Шрифт:
Вялый смотрел в рассеивающуюся темноту. Сержант был готов поклясться, что у Вялого дрожат ноздри и пигментная щека вздрагивает. Вялый хочет кого-нибудь загрызть. Он и ехал сюда убить человека, хотя бы одного, даже не скрывал желания. “Здорово увидеть, как человеческая башка разлетается”, — говорил, улыбаясь.
— Вялый, долго ты собираешься продержаться на этом блокпосту? — спрашивал иногда Сержант.
— А чего не продержаться, — отвечал Вялый без знака вопроса, без эмоций и трогал стены, шершавый бетон. Ему казалось, что бетон вечен, сам он вечен и игра может быть только в его пользу, потому что — как иначе.
В семь утра, ну, полвосьмого их должны были сменить, и Сержант, лежа поверх спальника с сигаретой в руке, посматривал на часы. Хотелось горячего — на базе, наверное, борщ… Сегодня среда, значит, борщ.
Курилось тошно, оттого что голодный. Дым рассеивался в полутьме.
Их было шестеро; еще Рыжий, Кряж и Самара.
Самара, самый молодой из них, служил в Самаре; Рыжий был лыс, за что его прозвали Рыжим, никто не помнил и сам он не вспоминал; Кряж отличался малым ростом и странной, удивительной силой, которую и применял как-то не по-человечески: вечно что-то гнет либо крошит, просто из забавы.
Сержант — его все называли Сержант — иногда хотел, чтобы Кряж подрался с Вялым, было интересно посмотреть, чем кончится дело, но они сторонились друг друга. Даже когда ели тушенку из банок, садились подальше, чтоб локтями случайно не зацепиться.
Вялый порылся в рюкзаке, ища, что пожрать, он тоже проголодался и вообще неустанно себя насыщал, упрямо двигая пигментными скулами.
Кряж, напротив, ел мало, будто нехотя; мог, казалось, и вообще не есть.
Когда Вялому хотелось насытиться, он становился агрессивен и придирчив.
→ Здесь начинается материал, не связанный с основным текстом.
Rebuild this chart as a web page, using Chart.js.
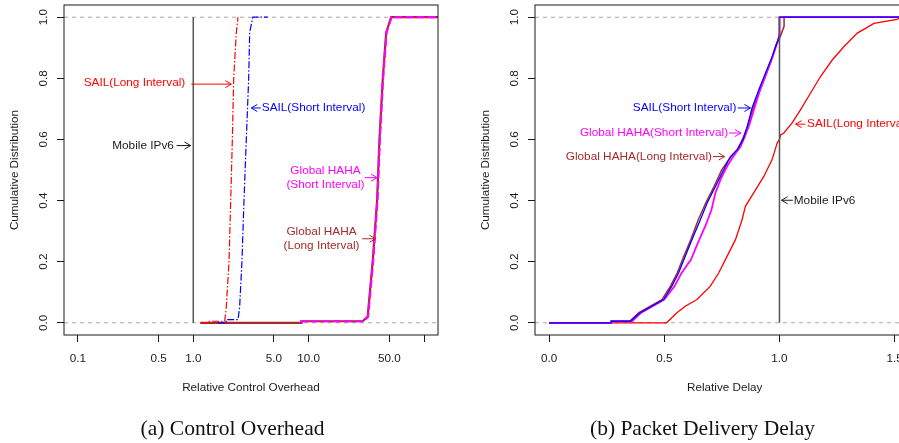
<!DOCTYPE html>
<html>
<head>
<meta charset="utf-8">
<script src="https://cdn.jsdelivr.net/npm/chart.js@4.4.0/dist/chart.umd.min.js"></script>
<style>
  html, body { margin: 0; padding: 0; background: #fff; overflow: hidden; }
  #wrap { position: relative; width: 899px; height: 443px; overflow: hidden; }
  .panel { position: absolute; top: 0; width: 450px; height: 443px; }
  .cap { position: absolute; top: 418px; font: 21.5px/1 "Liberation Serif", "Times New Roman", serif;
         color: #111; white-space: nowrap; transform: translateX(-50%); }
</style>
</head>
<body>
<div id="wrap">
  <div class="panel" style="left:0"><canvas id="overhead" width="450" height="443"></canvas></div>
  <div class="panel" style="left:470.5px"><canvas id="delay" width="450" height="443"></canvas></div>
  <div class="cap" style="left:232.5px">(a) Control Overhead</div>
  <div class="cap" style="left:702.5px">(b) Packet Delivery Delay</div>
</div>
<script>
const FONT = '"Liberation Sans", Arial, sans-serif';
const INK = '#1a1a1a';
const RED = '#ff0000', BLUE = '#0000ff', MAGENTA = '#ff00ff', BROWN = '#a52a2a', GREY = '#555555';

// shared y axis (cumulative distribution)
const yTicks = [0, 0.2, 0.4, 0.6, 0.8, 1.0];
const yTickLabels = ['0.0', '0.2', '0.4', '0.6', '0.8', '1.0'];
const yLimits = [-0.04, 1.04];

// ---- (a) control overhead, log x ----
const ohTicks = [0.1, 0.5, 1, 5, 10, 50, 100];
const ohTickLabels = ['0.1', '0.5', '1.0', '5.0', '10.0', '50.0', ''];
const ohLimits = [0.0759, 131.8];

const ohMobileX = [1, 1];
const ohMobileY = [0, 1];
const ohSailLongX = [1.17, 1.33, 1.33, 1.87, 1.93, 2.04, 2.11, 2.18, 2.24, 2.36, 2.44];
const ohSailLongY = [0, 0, 0.005, 0.005, 0.05, 0.2, 0.4, 0.6, 0.8, 0.95, 1.0];
const ohSailShortX = [1.63, 1.93, 1.93, 2.44, 2.52, 2.64, 2.75, 2.88, 3.02, 3.08, 3.28, 4.42];
const ohSailShortY = [0, 0, 0.01, 0.01, 0.05, 0.2, 0.4, 0.6, 0.8, 0.95, 1.0, 1.0];
const ohHahaShortX = [8.65, 8.65, 29.6, 32.7, 36.1, 39.4, 41.3, 44.1, 47.2, 52.1, 131.8];
const ohHahaShortY = [0, 0.005, 0.005, 0.02, 0.2, 0.4, 0.6, 0.8, 0.95, 1.0, 1.0];
const ohHahaLongX = [1.15, 8.65, 8.65, 29.3, 32.4, 35.8, 39.1, 41.0, 43.8, 46.9, 51.8, 131.8];
const ohHahaLongY = [0, 0, 0.005, 0.005, 0.02, 0.2, 0.4, 0.6, 0.8, 0.95, 1.0, 1.0];

// labels and arrows, in data units
const ohNotes = [
  { lines: ['SAIL(Long Interval)'], x: 0.853, y: 0.784, align: 'right', color: RED },
  { lines: ['SAIL(Short Interval)'], x: 3.92, y: 0.703, align: 'left', color: BLUE },
  { lines: ['Mobile IPv6'], x: 0.679, y: 0.58, align: 'right', color: INK },
  { lines: ['Global HAHA', '(Short Interval)'], x: 13.96, y: 0.475, align: 'center', color: MAGENTA },
  { lines: ['Global HAHA', '(Long Interval)'], x: 12.9, y: 0.275, align: 'center', color: BROWN }
];
const ohArrows = [
  { from: 0.961, to: 2.136, y: 0.781, color: RED },
  { from: 3.85, to: 3.18, y: 0.703, color: BLUE },
  { from: 0.717, to: 0.947, y: 0.58, color: INK },
  { from: 30.6, to: 39.1, y: 0.475, color: MAGENTA },
  { from: 29.0, to: 37.9, y: 0.275, color: BROWN }
];

// ---- (b) packet delivery delay, linear x ----
const dlTicks = [0, 0.5, 1.0, 1.5];
const dlTickLabels = ['0.0', '0.5', '1.0', '1.5'];
const dlLimits = [-0.061, 1.586];

const dlMobileX = [1, 1];
const dlMobileY = [0, 1];
const dlSailShortX = [0, 0.27, 0.27, 0.352, 0.396, 0.497, 0.533, 0.562, 0.591, 0.620, 0.657, 0.686, 0.722, 0.758, 0.787, 0.816, 0.842, 0.86, 0.881, 0.91, 0.939, 0.968, 0.994, 1.0, 1.0, 1.525];
const dlSailShortY = [0, 0, 0.005, 0.005, 0.033, 0.076, 0.12, 0.163, 0.218, 0.272, 0.338, 0.392, 0.446, 0.501, 0.544, 0.566, 0.599, 0.642, 0.703, 0.762, 0.817, 0.871, 0.926, 0.94, 1.0, 1.0];
const dlHahaShortX = [0, 0.27, 0.27, 0.36, 0.40, 0.50, 0.545, 0.575, 0.616, 0.645, 0.678, 0.705, 0.722, 0.745, 0.775, 0.80, 0.83, 0.85, 0.87, 0.89, 0.915, 0.943, 0.97, 0.994, 1.0, 1.0, 1.525];
const dlHahaShortY = [0, 0, 0.005, 0.005, 0.033, 0.076, 0.12, 0.163, 0.207, 0.26, 0.316, 0.37, 0.425, 0.47, 0.515, 0.545, 0.575, 0.61, 0.65, 0.70, 0.76, 0.815, 0.87, 0.925, 0.945, 1.0, 1.0];
const dlHahaLongX = [0, 0.27, 0.27, 0.35, 0.39, 0.49, 0.527, 0.556, 0.585, 0.615, 0.648, 0.68, 0.716, 0.75, 0.78, 0.82, 0.845, 0.865, 0.885, 0.912, 0.94, 0.965, 0.985, 1.0, 1.02, 1.02, 1.525];
const dlHahaLongY = [0, 0, 0.005, 0.005, 0.033, 0.076, 0.12, 0.163, 0.218, 0.272, 0.338, 0.392, 0.446, 0.501, 0.534, 0.57, 0.61, 0.65, 0.70, 0.755, 0.81, 0.86, 0.91, 0.93, 0.97, 1.0, 1.0];
const dlSailLongX = [0, 0.51, 0.555, 0.591, 0.642, 0.70, 0.736, 0.773, 0.809, 0.838, 0.852, 0.888, 0.932, 0.968, 0.99, 1.0, 1.005, 1.019, 1.055, 1.091, 1.135, 1.178, 1.229, 1.28, 1.338, 1.41, 1.51, 1.525];
const dlSailLongY = [0, 0, 0.033, 0.054, 0.076, 0.12, 0.163, 0.218, 0.272, 0.338, 0.381, 0.425, 0.479, 0.534, 0.588, 0.60, 0.615, 0.621, 0.654, 0.697, 0.752, 0.806, 0.86, 0.904, 0.948, 0.98, 0.993, 1.0];

const dlNotes = [
  { lines: ['SAIL(Short Interval)'], x: 0.813, y: 0.703, align: 'right', color: BLUE },
  { lines: ['Global HAHA(Short Interval)'], x: 0.777, y: 0.621, align: 'right', color: MAGENTA },
  { lines: ['Global HAHA(Long Interval)'], x: 0.707, y: 0.544, align: 'right', color: BROWN },
  { lines: ['SAIL(Long Interval)'], x: 1.12, y: 0.65, align: 'left', color: RED },
  { lines: ['Mobile IPv6'], x: 1.062, y: 0.401, align: 'left', color: INK }
];
const dlArrows = [
  { from: 0.819, to: 0.874, y: 0.703, color: BLUE },
  { from: 0.781, to: 0.833, y: 0.621, color: MAGENTA },
  { from: 0.711, to: 0.762, y: 0.544, color: BROWN },
  { from: 1.112, to: 1.070, y: 0.65, color: RED },
  { from: 1.058, to: 1.009, y: 0.401, color: INK }
];

function pts(xs, ys) {
  return xs.map((x, i) => ({ x: x, y: ys[i] }));
}

function line(data, color, width, dash) {
  return { data: data, borderColor: color, borderWidth: width, borderDash: dash || [],
           pointRadius: 0, tension: 0, fill: false };
}

function refLines(limits) {
  // dashed grey at 0 and 1, across the whole plot
  return [0, 1].map(v => line(pts(limits, [v, v]), '#a8a8a8', 1, [4, 4]));
}

// frame, rotated y labels, text notes with arrows
const rStyle = {
  id: 'rStyle',
  afterDraw(chart, args, opts) {
    const { ctx, chartArea: a, scales: { x, y } } = chart;
    ctx.save();
    ctx.strokeStyle = INK;
    ctx.lineWidth = 1;
    ctx.strokeRect(a.left, a.top, a.right - a.left, a.bottom - a.top);

    ctx.fillStyle = INK;
    ctx.font = '11.7px ' + FONT;
    ctx.textAlign = 'center';
    ctx.textBaseline = 'middle';
    yTicks.forEach((v, i) => {
      ctx.save();
      ctx.translate(a.left - 20.5, y.getPixelForValue(v));
      ctx.rotate(-Math.PI / 2);
      ctx.fillText(yTickLabels[i], 0, 0);
      ctx.restore();
    });

    ctx.font = '11.8px ' + FONT;
    opts.notes.forEach(n => {
      ctx.fillStyle = n.color;
      ctx.textAlign = n.align;
      const px = x.getPixelForValue(n.x);
      const py = y.getPixelForValue(n.y);
      const lh = 13.5;
      const top = py - (n.lines.length - 1) * lh / 2;
      n.lines.forEach((t, i) => ctx.fillText(t, px, top + i * lh));
    });

    ctx.lineWidth = 1;
    opts.arrows.forEach(ar => {
      const x0 = x.getPixelForValue(ar.from);
      const x1 = x.getPixelForValue(ar.to);
      const py = y.getPixelForValue(ar.y);
      const dir = x1 > x0 ? 1 : -1;
      ctx.strokeStyle = ar.color;
      ctx.beginPath();
      ctx.moveTo(x0, py);
      ctx.lineTo(x1, py);
      ctx.moveTo(x1 - dir * 6, py - 3.5);
      ctx.lineTo(x1, py);
      ctx.lineTo(x1 - dir * 6, py + 3.5);
      ctx.stroke();
    });
    ctx.restore();
  }
};

function makeChart(id, xType, limits, ticks, tickLabels, xTitle, padRight, datasets, notes, arrows) {
  return new Chart(document.getElementById(id), {
    type: 'line',
    data: { datasets: datasets },
    options: {
      responsive: false,
      animation: false,
      layout: { padding: { left: 0, right: padRight, top: 5, bottom: 0 } },
      plugins: {
        legend: { display: false },
        tooltip: { enabled: false },
        rStyle: { notes: notes, arrows: arrows }
      },
      scales: {
        x: {
          type: xType,
          min: limits[0],
          max: limits[1],
          afterBuildTicks: s => { s.ticks = ticks.map(v => ({ value: v })); },
          afterFit: s => { s.height = 108; },
          grid: { drawOnChartArea: false, drawTicks: true, tickLength: 7, tickColor: INK, tickWidth: 1 },
          border: { display: false },
          ticks: {
            autoSkip: false, maxRotation: 0, padding: 10, color: INK,
            font: { family: FONT, size: 11.7 },
            callback: (v, i) => tickLabels[i]
          },
          title: { display: true, text: xTitle, color: INK, font: { family: FONT, size: 11.7 },
                   padding: { top: 0, bottom: 48 } }
        },
        y: {
          type: 'linear',
          min: yLimits[0],
          max: yLimits[1],
          afterBuildTicks: s => { s.ticks = yTicks.map(v => ({ value: v })); },
          afterFit: s => { s.width = 64; },
          grid: { drawOnChartArea: false, drawTicks: true, tickLength: 7, tickColor: INK, tickWidth: 1 },
          border: { display: false },
          ticks: { display: false },
          title: { display: true, text: 'Cumulative Distribution', color: INK,
                   font: { family: FONT, size: 11.7 }, padding: { top: 8, bottom: 0 } }
        }
      }
    },
    plugins: [rStyle]
  });
}

makeChart('overhead', 'logarithmic', ohLimits, ohTicks, ohTickLabels, 'Relative Control Overhead', 12, [
  line(pts(ohMobileX, ohMobileY), GREY, 1.5),
  line(pts(ohSailLongX, ohSailLongY), RED, 1.2, [7, 2, 1.5, 2]),
  line(pts(ohSailShortX, ohSailShortY), BLUE, 1.2, [7, 2, 1.5, 2]),
  line(pts(ohHahaShortX, ohHahaShortY), MAGENTA, 2.2, [8, 3]),
  line(pts(ohHahaLongX, ohHahaLongY), BROWN, 2.2)
].concat(refLines(ohLimits)), ohNotes, ohArrows);

makeChart('delay', 'linear', dlLimits, dlTicks, dlTickLabels, 'Relative Delay', 6.5, [
  line(pts(dlMobileX, dlMobileY), GREY, 1.5),
  line(pts(dlSailShortX, dlSailShortY), BLUE, 1.3),
  line(pts(dlHahaShortX, dlHahaShortY), MAGENTA, 1.8),
  line(pts(dlHahaLongX, dlHahaLongY), BROWN, 1.5),
  line(pts(dlSailLongX, dlSailLongY), RED, 1.3)
].concat(refLines(dlLimits)), dlNotes, dlArrows);
</script>
</body>
</html>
Доставал кого-нибудь неотвязно, при этом очень хотел пошутить, но не всегда умел.
— Витёк, — позвал он. — А зачем ты сюда приехал?
— Я Родину люблю, — ответил Витёк.
Вялый поперхнулся.
— Охереть, — сказал он. — Какую Родину?
Витёк пожал плечами: мол, глупый вопрос.
— Родину можно дома любить, понял, Витёк? — Вялый нашел горбушку ржаного и отщипывал пальцами понемногу, прикармливая себя. — А сюда ездить за тем, чтобы Родину любить, — это извращение. Хуже, чем если в рот, понял?
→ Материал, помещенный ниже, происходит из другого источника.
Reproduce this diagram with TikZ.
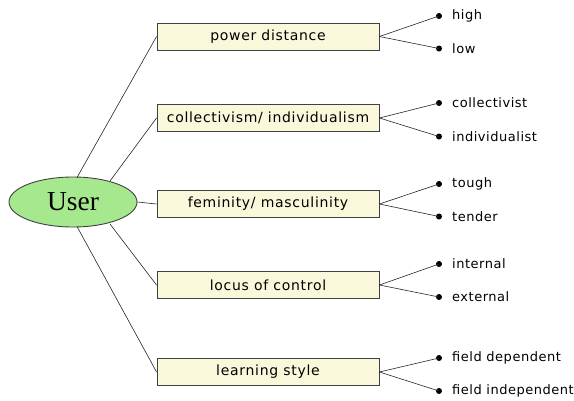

— Ты, значит, извращенец? — спросил Витька.
— Конечно, — согласился Вялый. — И Самара извращенец. Смотри, как он спит: как извращенец…
— Я не сплю, — ответил Самара, не открывая глаз.
— Слышишь, что ответил: “Я не сплю”, — отметил Вялый. — А с первой частью моего утверждения он согласен. И Сержант извращенец.
Вялый посмотрел на Сержанта, надеясь, что тот поддержит шутку.
Сержант забычковал сигарету о стену и от нечего делать сразу прикурил вторую. На взгляд Вялого не откликнулся.
Он не помнил, когда в последний раз произносил это слово — Родина. Долгое время ее не было. Когда-то, быть может, в юности, Родина исчезла, и на ее месте не образовалось ничего. И ничего не надо было.
Иногда стучалось в сердце забытое, забитое, детское, болезненное чувство, Сержант не признавал его и не отзывался. Мало ли кто…
И сейчас подумал немного и перестал.
Родина — о ней не думают. О Родине не бывает мыслей. Не думаешь же о матери, — так, чтоб не случайные картинки из детства, а размышления. Еще в армии казались постыдными разговоры иных, что вот, у него мамка, она… не знаю, что там она… варит суп, пирожки делает, в лобик целует. Это что, можно вслух произносить? Да еще при мужиках небритых. Это и про себя-то подумать стыдно.
Всерьез думать можно только о том, что Витьку пугает. Впрочем, и здесь лучше остепениться.
…Какой-то нервный стал опять…
Иногда, помнил Сержант, раз в несколько лет, он начинал чувствовать странную обнаженность, словно сбросил кожу. Тогда его было легко обидеть.
Первый раз, еще подростком, когда это нахлынуло, он, обескураженный и униженный, прятался дома, не ходил в школу, знал, что его может безнаказанно задеть любое чмо.